Chinese dragon charger sets $715,000 record in Edinburgh

Lyon & Turnbull are celebrating a new record for Chinese porcelain in Scotland, after a stunning blue and white dragon charger owned by a prisoner of war sold with impressive results on June 4.

Chinese dragon charger plate
The five toed dragon emblem was reserved for the emperor's use, making the charger of imperial origin

The plate, decorated with a five clawed blue dragon, is likely of imperial origin - a factor that surely contributed to the £427,250 ($715,050) bid that set the record.

The vendor's uncle had been a prisoner of war in Japan during the second world war, yet remained in the country following his release, becoming a successful businessman.

Returning to England, and later Scotland, in the 1950s, he brought with him a stunning collection of Chinese and Japanese works of art.

Also selling was a Chinese imperial festive summer robe that is believed to have been worn by an empress.
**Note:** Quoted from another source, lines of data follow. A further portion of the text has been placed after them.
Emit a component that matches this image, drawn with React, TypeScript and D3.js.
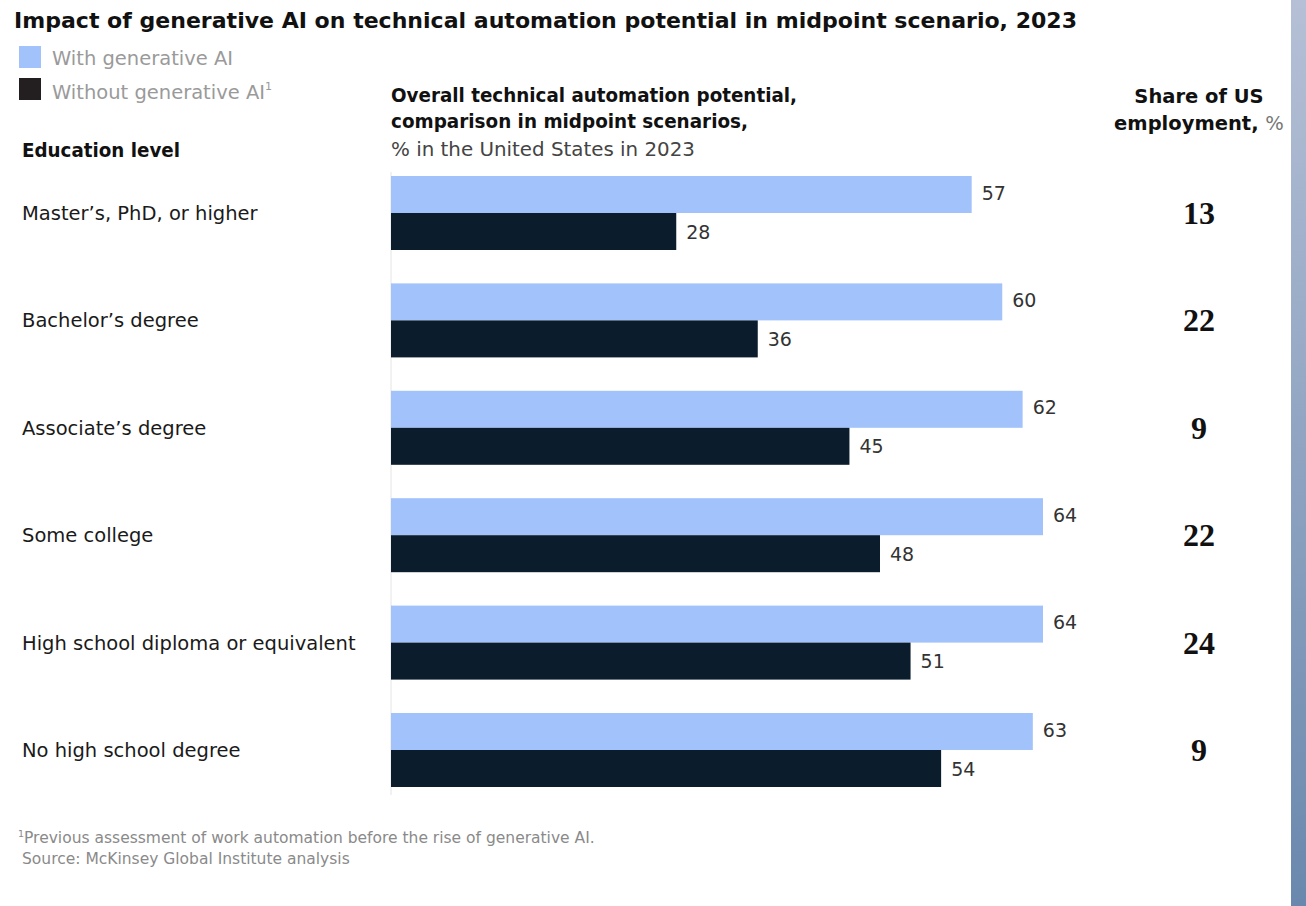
import React from "react";
import * as d3 from "d3";

const categories = [
  "Master’s, PhD, or higher",
  "Bachelor’s degree",
  "Associate’s degree",
  "Some college",
  "High school diploma or equivalent",
  "No high school degree",
];
const withGenAI = [57, 60, 62, 64, 64, 63];
const withoutGenAI = [28, 36, 45, 48, 51, 54];
const employmentShare = [13, 22, 9, 22, 24, 9];

const W = 1306;
const H = 906;
const BLUE = "#a2c2fb";
const DARK = "#0b1d2d";
const SANS = "'DejaVu Sans', 'Liberation Sans', Arial, sans-serif";
const SERIF = "'Liberation Serif', 'DejaVu Serif', serif";

export default function App() {
  const x = d3.scaleLinear().domain([0, 64]).range([391, 1043]);
  const bh = 37;
  const y = d3
    .scaleBand<string>()
    .domain(categories)
    .range([176, 176 + 107.4 * categories.length])
    .paddingInner(0)
    .paddingOuter(0);

  return (
    <svg width={W} height={H} style={{ position: "absolute", left: 0, top: 0, background: "#fff" }} fontFamily={SANS}>
      <defs>
        <linearGradient id="edge" x1="0" y1="0" x2="0" y2="1">
          <stop offset="0" stopColor="#b5c0d6" />
          <stop offset="1" stopColor="#6a88ad" />
        </linearGradient>
      </defs>
      <rect x={0} y={0} width={W} height={H} fill="#fff" />
      <rect x={1291} y={0} width={15} height={H} fill="url(#edge)" />

      <text x={14} y={28} fontSize={22} fontWeight={700} fill="#111" textLength={1063} lengthAdjust="spacingAndGlyphs">
        Impact of generative AI on technical automation potential in midpoint scenario, 2023
      </text>

      <rect x={19} y={46} width={22} height={22} fill={BLUE} />
      <text x={52} y={65} fontSize={19.5} fill="#9a9a9a">With generative AI</text>
      <rect x={19} y={78} width={22} height={22} fill="#231f20" />
      <text x={52} y={99} fontSize={19.5} fill="#9a9a9a">
        Without generative AI<tspan fontSize={11} dy={-9}>1</tspan>
      </text>

      <text x={22} y={157} fontSize={19} fontWeight={700} fill="#111" textLength={158} lengthAdjust="spacingAndGlyphs">Education level</text>

      <text x={391} y={102} fontSize={19} fontWeight={700} fill="#111" textLength={406} lengthAdjust="spacingAndGlyphs">Overall technical automation potential,</text>
      <text x={391} y={128} fontSize={19} fontWeight={700} fill="#111" textLength={357} lengthAdjust="spacingAndGlyphs">comparison in midpoint scenarios,</text>
      <text x={391} y={156} fontSize={19.5} fill="#444" textLength={304} lengthAdjust="spacingAndGlyphs">% in the United States in 2023</text>

      <text x={1199} y={103} fontSize={19.5} fontWeight={700} fill="#111" textAnchor="middle">Share of US</text>
      <text x={1199} y={130} fontSize={19.5} fontWeight={700} fill="#111" textAnchor="middle">
        employment, <tspan fontWeight={400} fill="#777">%</tspan>
      </text>

      <line x1={391} x2={391} y1={172} y2={795} stroke="#e4e4e4" strokeWidth={1} />

      {categories.map((c, i) => {
        const gy = y(c) as number;
        return (
          <g key={c}>
            <text x={22} y={gy + bh + 7} fontSize={19.5} fill="#1a1a1a">{c}</text>
            <rect x={x(0)} y={gy} width={x(withGenAI[i]) - x(0)} height={bh} fill={BLUE} />
            <rect x={x(0)} y={gy + bh} width={x(withoutGenAI[i]) - x(0)} height={bh} fill={DARK} />
            <text x={x(withGenAI[i]) + 10} y={gy + 18} fontSize={19} fill="#333" dominantBaseline="middle">{withGenAI[i]}</text>
            <text x={x(withoutGenAI[i]) + 10} y={gy + bh + 20} fontSize={19} fill="#333" dominantBaseline="middle">{withoutGenAI[i]}</text>
            <text x={1199} y={gy + bh + 11} fontSize={32} fontWeight={700} fill="#111" textAnchor="middle"
              fontFamily={SERIF}>{employmentShare[i]}</text>
          </g>
        );
      })}

      <text x={18} y={843} fontSize={15.5} fill="#8a8a8a">
        <tspan fontSize={9.5} dy={-6}>1</tspan><tspan dy={6}>Previous assessment of work automation before the rise of generative AI.</tspan>
      </text>
      <text x={22} y={864} fontSize={15.5} fill="#8a8a8a">Source: McKinsey Global Institute analysis</text>
    </svg>
  );
}
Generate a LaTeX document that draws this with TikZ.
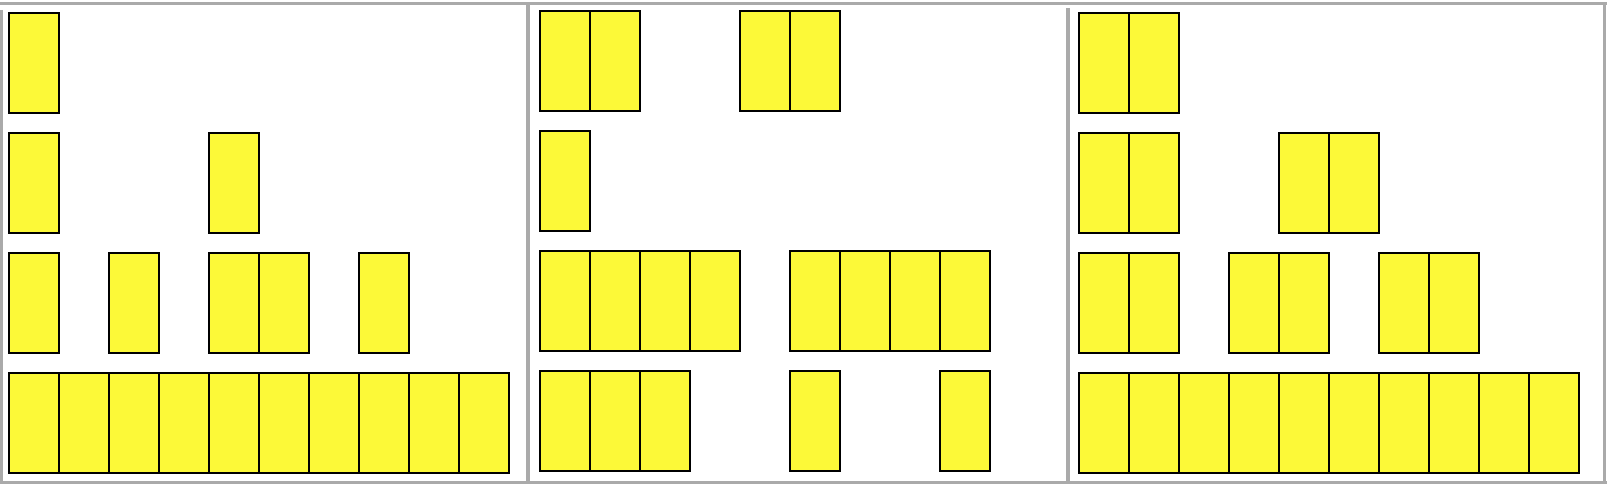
\documentclass[tikz,border=0pt]{standalone}
\usepackage{tikz}
\usepackage{xcolor}
\definecolor{cellyellow}{RGB}{252,249,56}
\definecolor{framegray}{RGB}{170,170,170}

\begin{document}
\begin{tikzpicture}[x = 1pt, y = -1pt,
    cell/.style = {fill = cellyellow, draw = black, line width = 2pt},
    frame/.style = {draw = framegray, line width = 3pt}]
    \useasboundingbox (0,0) rectangle (1607,484);

    % outer frame and dividers
    \draw[frame] (0,3.7) -- (1607,3.7);
    \draw[frame] (0,482.5) -- (1607,482.5);
    \draw[frame] (1.5,10) -- (1.5,484);
    \draw[frame] (1604.5,3.7) -- (1604.5,484);
    \draw[frame, line width = 4pt] (528.3,3.7) -- (528.3,484);
    \draw[frame, line width = 4pt] (1067.7,8) -- (1067.7,484);

    \begin{scope}[xshift = 9pt, yshift = -13pt]
        \foreach \r/\cols in {0/{0}, 1/{0,4}, 2/{0,2,4,5,7}, 3/{0,...,9}}
            \foreach \c in \cols
                \draw[cell] (\c*50,\r*120) rectangle ++(50,100);
    \end{scope}

    \begin{scope}[xshift = 540pt, yshift = -11pt]
        \foreach \r/\cols in {0/{0,1,4,5}, 1/{0}, 2/{0,1,2,3,5,6,7,8}, 3/{0,1,2,5,8}}
            \foreach \c in \cols
                \draw[cell] (\c*50,\r*120) rectangle ++(50,100);
    \end{scope}

    \begin{scope}[xshift = 1079pt, yshift = -13pt]
        \foreach \r/\cols in {0/{0,1}, 1/{0,1,4,5}, 2/{0,1,3,4,6,7}, 3/{0,...,9}}
            \foreach \c in \cols
                \draw[cell] (\c*50,\r*120) rectangle ++(50,100);
    \end{scope}

\end{tikzpicture}
\end{document}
Originating from the collection of Leonard Gow, a Glasgow shipping magnate who owned one of the most important collections of Chinese porcelain in the early 20th century, it sold for £73,250 ($122,592).

Featuring 12 characters indicating it was intended only for imperial use, the gold and silver embroidered gown is decorated with standing waves at the hem and no less than nine five-clawed dragons.